In the seventh, Houston’s ace got into another spot of trouble. He walked Greg Bird on six pitches to start the inning, then plunked Starlin Castro on the wrist. Aaron Hicks struck out, in part thanks to a questionable call by home plate umpire Jim Reynolds, but it was Todd Frazier who presented the biggest threat after returning an 0-1 fastball for a 403-foot fly out to left field. Luckily for Verlander, George Springer was there to bail him out with a leaping catch at the wall.

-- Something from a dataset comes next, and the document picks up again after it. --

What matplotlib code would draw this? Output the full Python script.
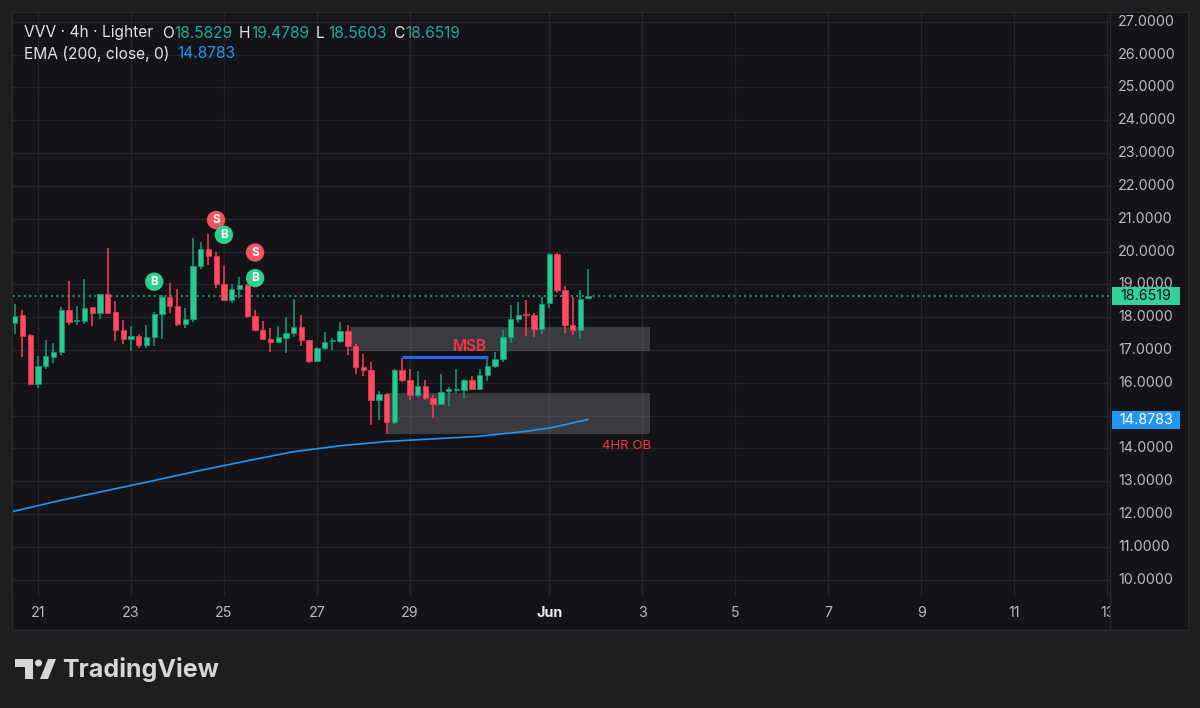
import numpy as np
import matplotlib.pyplot as plt
from matplotlib.patches import Rectangle, Polygon, Ellipse
from matplotlib.lines import Line2D
from matplotlib.transforms import blended_transform_factory

plt.rcParams['font.family'] = ['Inter', 'DejaVu Sans']

# VVV 4h candles, first bar May 20 12:00; x axis = day of month (Jun 1 = 32)
opens = [17.83, 18.05, 17.45, 15.97, 16.51, 16.80, 16.93, 18.21, 17.87, 17.87,
         18.30, 18.13, 18.70, 18.15, 17.62, 17.33, 17.42, 17.15, 17.40, 18.09,
         18.60, 18.33, 17.80, 17.94, 19.55, 20.09, 19.86, 19.02, 18.51, 18.85,
         18.97, 18.04, 17.60, 17.34, 17.24, 17.37, 17.53, 17.71, 17.30, 16.65,
         17.07, 17.27, 17.28, 17.59, 17.13, 16.49, 16.39, 15.48, 15.67, 14.80,
         16.38, 16.08, 15.64, 15.89, 15.55, 15.36, 15.75, 15.77, 15.79, 16.09,
         15.81, 16.23, 16.51, 16.71, 17.40, 17.93, 18.09, 18.06, 17.65, 18.42,
         19.92, 18.84, 17.76, 17.62, 18.5829]
highs = [18.39, 18.23, 17.48, 16.81, 17.30, 17.20, 18.30, 19.09, 18.34, 19.16,
         18.32, 18.72, 20.11, 18.49, 17.91, 17.73, 17.48, 17.77, 18.16, 18.66,
         19.04, 18.87, 18.29, 20.40, 20.29, 20.53, 20.00, 19.55, 19.00, 19.23,
         19.00, 18.23, 17.89, 17.68, 17.73, 17.99, 18.55, 18.05, 17.31, 17.10,
         17.56, 17.37, 17.86, 17.75, 17.19, 16.89, 16.62, 15.74, 15.68, 16.43,
         16.74, 16.41, 16.35, 16.09, 15.62, 16.28, 15.87, 16.41, 16.12, 16.21,
         16.43, 16.74, 16.93, 17.62, 18.37, 18.45, 18.52, 18.13, 18.62, 19.95,
         19.95, 18.95, 18.60, 18.82, 19.4789]
lows = [17.50, 16.79, 15.95, 15.84, 16.43, 16.61, 16.85, 17.76, 17.76, 17.79,
        17.73, 17.94, 18.09, 17.28, 17.19, 16.96, 17.05, 17.07, 17.11, 17.34,
        18.13, 17.73, 17.68, 17.85, 19.48, 19.59, 18.90, 18.49, 18.43, 18.57,
        17.98, 17.58, 17.32, 16.95, 17.20, 16.91, 17.40, 17.13, 16.61, 16.63,
        16.99, 16.99, 17.22, 16.86, 16.26, 16.20, 14.70, 14.85, 14.45, 14.75,
        16.02, 15.46, 15.57, 15.46, 14.92, 15.31, 15.29, 15.70, 15.55, 15.77,
        15.77, 16.05, 16.45, 16.64, 17.22, 17.81, 17.43, 17.40, 17.50, 18.27,
        18.75, 17.53, 17.47, 17.33, 18.5603]
closes = [18.03, 17.43, 15.97, 16.52, 16.81, 16.95, 18.21, 17.85, 17.91, 18.29,
          18.13, 18.70, 18.13, 17.60, 17.33, 17.42, 17.15, 17.40, 18.09, 18.62,
          18.33, 17.80, 17.94, 19.55, 20.09, 19.86, 19.02, 18.51, 18.85, 18.97,
          18.04, 17.60, 17.34, 17.24, 17.38, 17.53, 17.71, 17.30, 16.65, 17.06,
          17.25, 17.30, 17.59, 17.13, 16.48, 16.38, 15.48, 15.65, 14.80, 16.38,
          16.07, 15.64, 15.89, 15.53, 15.36, 15.72, 15.80, 15.80, 16.09, 15.81,
          16.23, 16.50, 16.71, 17.40, 17.93, 18.06, 18.06, 17.65, 18.40, 19.92,
          18.82, 17.76, 17.62, 18.54, 18.6519]
first_bar = 20.5
times = first_bar + np.arange(len(opens)) / 6.0

# EMA(200)
ema_days = [20.44, 21.5, 22.5, 23.5, 24.5, 25.5, 26.5, 27.5, 28.5, 29.5, 30.5, 31.5, 32.0, 32.83]
ema_vals = [12.07, 12.42, 12.72, 13.02, 13.33, 13.62, 13.90, 14.08, 14.21, 14.29, 14.37, 14.52, 14.62, 14.8783]

# buy / sell signals
sig_days = [23.5, 24.83, 25.0, 25.67, 25.67]
sig_prices = [19.08, 20.96, 20.51, 19.97, 19.19]
sig_labels = ['B', 'S', 'B', 'S', 'B']

# order blocks
zone_start = [27.71, 28.53]
zone_end = [34.16, 34.16]
zone_low = [16.96, 14.45]
zone_high = [17.69, 15.68]

msb_level = 16.77
msb_start = 28.83
msb_end = 30.68

last_price = 18.6519
ema_last = 14.8783

xtick_pos = [21, 23, 25, 27, 29, 32, 34, 36, 38, 40, 42, 44]
xtick_lab = ['21', '23', '25', '27', '29', 'Jun', '3', '5', '7', '9', '11', '13']
price_ticks = list(range(10, 28))

BG = '#1e1e1e'
PANEL = '#141418'
GRID = '#25252b'
GREEN = '#28c98f'
GREEN_W = '#179271'
RED = '#ff4b61'
TEAL = '#22ab94'
BLUE = '#2196f3'
TXT = '#dfe1e6'
AXTXT = '#b8bbc2'

W, H = 1200, 708
fig = plt.figure(figsize=(12, 7.08), dpi=100, facecolor=BG)


def fx(x):
    return x / W


def fy(y):
    return 1 - y / H


fig.patches.append(Rectangle((fx(12), fy(630)), fx(1188) - fx(12), fy(12) - fy(630),
                             transform=fig.transFigure, facecolor=PANEL,
                             edgecolor='#2a2a2f', lw=1, zorder=-1))

ax = fig.add_axes([fx(12.7), fy(597), fx(1110) - fx(12.7), fy(13) - fy(597)])
ax.set_facecolor(PANEL)
for s in ax.spines.values():
    s.set_visible(False)
ax.set_xlim(20.456, 44.06)
ax.set_ylim(9.47, 27.27)
ax.set_yticks(price_ticks)
ax.set_xticks(xtick_pos)
ax.set_xticklabels(xtick_lab)
ax.tick_params(left=False, labelleft=False, bottom=False, colors=AXTXT,
               labelsize=10.3, pad=3)
ax.grid(color=GRID, lw=1)
ax.set_axisbelow(True)
jun = ax.get_xticklabels()[5]
jun.set_fontweight('bold')
jun.set_color('#f0f0f0')

# zones
for x0, x1, lo, hi in zip(zone_start, zone_end, zone_low, zone_high):
    ax.add_patch(Rectangle((x0, lo), x1 - x0, hi - lo, facecolor='#787b86',
                           alpha=0.38, edgecolor='none', zorder=1))

# ema
ax.plot(ema_days, ema_vals, color=BLUE, lw=1.2, zorder=2)

# last price line
ax.axhline(last_price, color=TEAL, lw=1.3, ls=(0, (1, 2)), zorder=2)

# candles
bw = 0.115
for t, o, h, l, c in zip(times, opens, highs, lows, closes):
    up = c >= o
    body_c = GREEN if up else RED
    wick_c = GREEN_W if up else '#ef3a50'
    ax.vlines(t, l, h, color=wick_c, lw=1.2, zorder=3)
    hgt = c - o
    if abs(hgt) < 0.04:
        hgt = 0.04 if up else -0.04
    ax.bar(t, hgt, bottom=o, width=bw, color=body_c,
           edgecolor=GREEN_W if up else '#e23a50', lw=0.6, zorder=4)

# MSB
ax.hlines(msb_level, msb_start, msb_end, color='#2962ff', lw=2.2, zorder=5)
ax.text(30.29, 17.11, 'MSB', color='#f23645', fontsize=11, fontweight='semibold',
        ha='center', va='center', zorder=5)
ax.text(33.67, 14.06, '4HR OB', color='#f23645', fontsize=9.5, ha='center',
        va='center', zorder=5)

# signals
for d, p, lab in zip(sig_days, sig_prices, sig_labels):
    col = '#f7525f' if lab == 'S' else '#2ed08e'
    ax.scatter([d], [p], s=175, color=col, edgecolors='none', zorder=6)
    ax.text(d, p, lab, color='white', fontsize=8.5, fontweight='bold',
            ha='center', va='center', zorder=7)

# price scale
fig.patches.append(Rectangle((fx(1110), fy(629)), fx(1187.5) - fx(1110), fy(13) - fy(629),
                             transform=fig.transFigure, facecolor=PANEL,
                             edgecolor='none', zorder=1))
fig.lines.append(Line2D([fx(1110), fx(1110)], [fy(13), fy(629)],
                        transform=fig.transFigure, color='#2a2a2f', lw=1, zorder=1.5))
trans = blended_transform_factory(fig.transFigure, ax.transData)
for p in price_ticks:
    if p == 15:  # hidden under the EMA tag
        continue
    fig.text(fx(1118), p, f'{p:.4f}', transform=trans, color=AXTXT,
             fontsize=10.3, ha='left', va='center', zorder=2)

tag_h = 18 / 32.8
for val, fc, tc in [(last_price, '#34d19b', '#111111'), (ema_last, BLUE, 'white')]:
    fig.patches.append(Rectangle((fx(1112), val - tag_h / 2), fx(1180) - fx(1112), tag_h,
                                 transform=trans, facecolor=fc, edgecolor='none',
                                 zorder=3))
    fig.text(fx(1146), val, f'{val:.4f}', transform=trans, color=tc, fontsize=10.3,
             ha='center', va='center', zorder=4)

# header legend
fig.text(fx(24), fy(33), 'VVV · 4h · Lighter', color=TXT, fontsize=11.2, va='center')
ohlc = [('O', 162, opens[-1]), ('H', 239, highs[-1]), ('L', 316, lows[-1]), ('C', 393, closes[-1])]
for k, xp, v in ohlc:
    fig.text(fx(xp), fy(33), k, color=TXT, fontsize=11.2, va='center')
    fig.text(fx(xp + 12), fy(33), f'{v:.4f}', color=TEAL, fontsize=11.2, va='center')
fig.text(fx(24), fy(54), 'EMA (200, close, 0)', color=TXT, fontsize=11.2, va='center')
fig.text(fx(177), fy(54), f'{ema_last:.4f}', color=BLUE, fontsize=11.2, va='center')

# TradingView logo
LOGO = '#d6d6d6'
fig.patches.append(Polygon([(fx(15), fy(659)), (fx(33), fy(659)), (fx(33), fy(679)),
                            (fx(25), fy(679)), (fx(25), fy(667)), (fx(15), fy(667))],
                           closed=True, transform=fig.transFigure, facecolor=LOGO,
                           edgecolor='none'))
fig.patches.append(Ellipse((fx(38.5), fy(663)), 7 / W, 7 / H, transform=fig.transFigure,
                           facecolor=LOGO, edgecolor='none'))
fig.patches.append(Polygon([(fx(40), fy(679)), (fx(48), fy(679)), (fx(56), fy(659)),
                            (fx(48), fy(659))], closed=True, transform=fig.transFigure,
                           facecolor=LOGO, edgecolor='none'))
fig.text(fx(62), fy(669), 'TradingView', color=LOGO, fontsize=18, fontweight='bold',
         va='center')

fig.savefig('out.png', dpi=100, facecolor=BG)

The Yankees kept things exciting in the eighth, too. Aaron Judge ripped his third postseason home run off of Brad Peacock, taking a 425-footer out to the train in left field to spoil the Astros’ shutout. That was the only real break the Yankees got, however, as Altuve, Alex Bregman and Evan Gattis returned in the bottom of the inning to tack on another four runs, including Altuve’s solo shot off of David Robertson:

Ken Giles handled the ninth, expending 23 pitches and giving up a base hit and a walk before retiring Frazier and Headley to end the game. Thanks to Houston’s winning efforts, the two teams will compete in their first seven-game Championship Series since 2004 — and this time, at least one of them is guaranteed to come away with a win.

Game 7 of the ALCS is set for Saturday at 8:00 PM ET. Houston right-hander Charlie Morton (14-7, 3.62 ERA) is scheduled to face southpaw CC Sabathia (14-5, 3.69 ERA).